# Motivation for this extra analysis

When sharing the results of the missing data, the two top features of that list are related with the same source and could potentially give us a hidden pattern. Thus we are going to complete some quick analysis to probe if they are relevant as predictors or not.

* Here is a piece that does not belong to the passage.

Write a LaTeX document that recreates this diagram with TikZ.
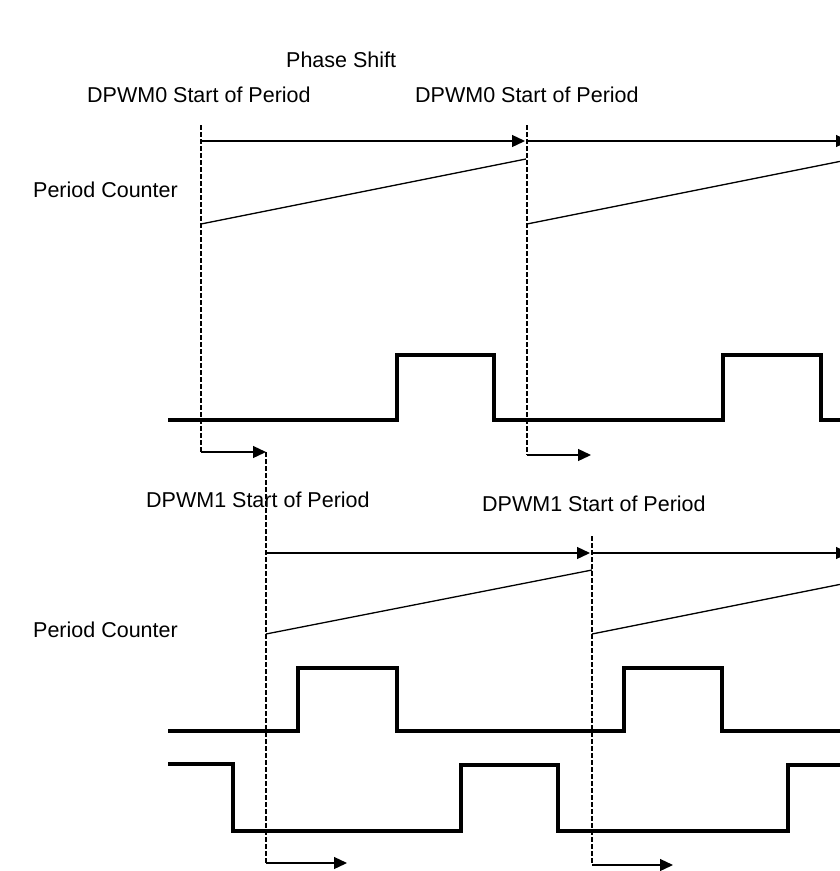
\documentclass[tikz,border=0pt]{standalone}
\usepackage{fontspec}
\setmainfont{Liberation Sans}
\usetikzlibrary{arrows.meta}
\tikzset{
  lbl/.style={anchor=base west,inner sep=0pt,font=\fontsize{21.5}{26}\selectfont},
  thin/.style={line width=1.3pt},
  arr/.style={line width=1.3pt,-{Triangle[length=13pt,width=12pt]}},
  dsh/.style={line width=2.2pt,dash pattern=on 4.5pt off 2.5pt},
  wave/.style={line width=4pt,line join=miter}
}
\begin{document}
\begin{tikzpicture}[x=1pt,y=-1pt]
\useasboundingbox (0,0) rectangle (840,871);
% labels
\node[lbl] (ps) at (286,67) {Phase Shift};
\node[lbl] (s0a) at (87,102) {DPWM0 Start of Period};
\node[lbl] (s0b) at (415,102) {DPWM0 Start of Period};
\node[lbl] (pc0) at (33,197) {Period Counter};
\node[lbl] (s1a) at (146,507) {DPWM1 Start of Period};
\node[lbl] (s1b) at (482,511) {DPWM1 Start of Period};
\node[lbl] (pc1) at (33,637) {Period Counter};
% coordinates
\coordinate (d1t) at (201,125);
\coordinate (d1b) at (201,452);
\coordinate (d2t) at (266,452);
\coordinate (d2b) at (266,863);
\coordinate (d3t) at (527,125);
\coordinate (d3b) at (527,455);
\coordinate (d4t) at (592,536);
\coordinate (d4b) at (592,865);
% dashed start-of-period lines with phase shift arrows
\draw[dsh] (d1t) -- (d1b);
\draw[arr] (d1b) -- (d2t);
\draw[dsh] (d2t) -- (d2b);
\draw[arr] (d2b) -- (347,863);
\draw[dsh] (d3t) -- (d3b);
\draw[arr] (d3b) -- (591,455);
\draw[dsh] (d4t) -- (d4b);
\draw[arr] (d4b) -- (673,865);
% period arrows
\draw[arr] (201,141) -- (525,141);
\draw[arr] (527,141) -- (849,141);
\draw[arr] (266,553) -- (590,553);
\draw[arr] (592,553) -- (849,553);
% ramps
\draw[thin] (201,224) -- (526,159);
\draw[thin] (527,224) -- (840,161.4);
\draw[thin] (266,634) -- (592,570);
\draw[thin] (592,634) -- (840,584.4);
% waveforms
\draw[wave] (168,420) -- (397,420) -- (397,355) -- (494,355) -- (494,420)
  -- (723,420) -- (723,355) -- (821,355) -- (821,420) -- (842,420);
\draw[wave] (168,731) -- (298,731) -- (298,668) -- (397,668) -- (397,731)
  -- (624,731) -- (624,668) -- (722,668) -- (722,731) -- (842,731);
\draw[wave] (168,764) -- (233,764) -- (233,831) -- (461,831) -- (461,765)
  -- (558,765) -- (558,831) -- (788,831) -- (788,765) -- (842,765);
\end{tikzpicture}
\end{document}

Steps we are going to follow:
1. Transform one of the top missing feature into a new synthetic binary feature. 1 meaning we have info about this source and 0 meaning we do not have it.
2. Add this feature to the correlation matrix and check if it is relevant for the label we want to predict or not.
3. If found to be relevant, generate a new dataset including this new synthetic feature.
4. Find again the best model using downsampling and learning from the lessons of the previous notebook.
5. Compare results.

In [None]:
%matplotlib inline
import pandas as pd
import matplotlib.pyplot as plt
import seaborn as sns
import numpy as np
import math

In [None]:
df = pd.read_csv('interview.csv')
df.head()

In [None]:
df = df.iloc[:,1:]

## Creating the sythetic feature

In [None]:
df['company_industrygroups'].isnull().sum()

In [None]:
df['company_industrygroups'] = df['company_industrygroups'].fillna('0')

In [None]:
df['tp_data'] = 1

In [None]:
df.loc[df['company_industrygroups']=='0','tp_data'] = 0

In [None]:
df.tp_data.value_counts()

In [None]:
leads_per_tp_data = df.groupby(["tp_data", "label"]).size().to_frame(name='count').reset_index()
sns.scatterplot(data=leads_per_tp_data, x="tp_data", y="count", hue="label", palette="Set2")

In [None]:
leads_per_tp_data

## Add the new feature to the cleaned dataset

In [None]:
c_df = pd.read_pickle("training_df")
c_df.head()

In [None]:
c_df['tp_data'] = df['tp_data']

## Repeate correlation matrix

In [None]:
plt.rcParams["figure.figsize"] = (20,10)
plt.tight_layout()

def paint_correlation_matrix(data):
    #Draw correlation mtx
    k = data.count(axis=1)[0] 
    corrmat = data.corr()
    cols = corrmat.nlargest(k, 'label')['label'].index
    cm = np.corrcoef(data[cols].values.T)
    sns.set(font_scale=1.25)
    hm = sns.heatmap(cm, cbar=True, annot=True, square=True, fmt='.2f', annot_kws={'size': 10}, yticklabels=cols.values, xticklabels=cols.values)
    plt.show()
    
paint_correlation_matrix(c_df)

In [None]:
c_df.to_pickle("training_df2")

## Conclusion

We found some pattern with the new synthetic feature and the label however when introducing it with the other features some correlation with an existing predictor was found, so we do not think this extra feature is going to introduce a lot of improvement.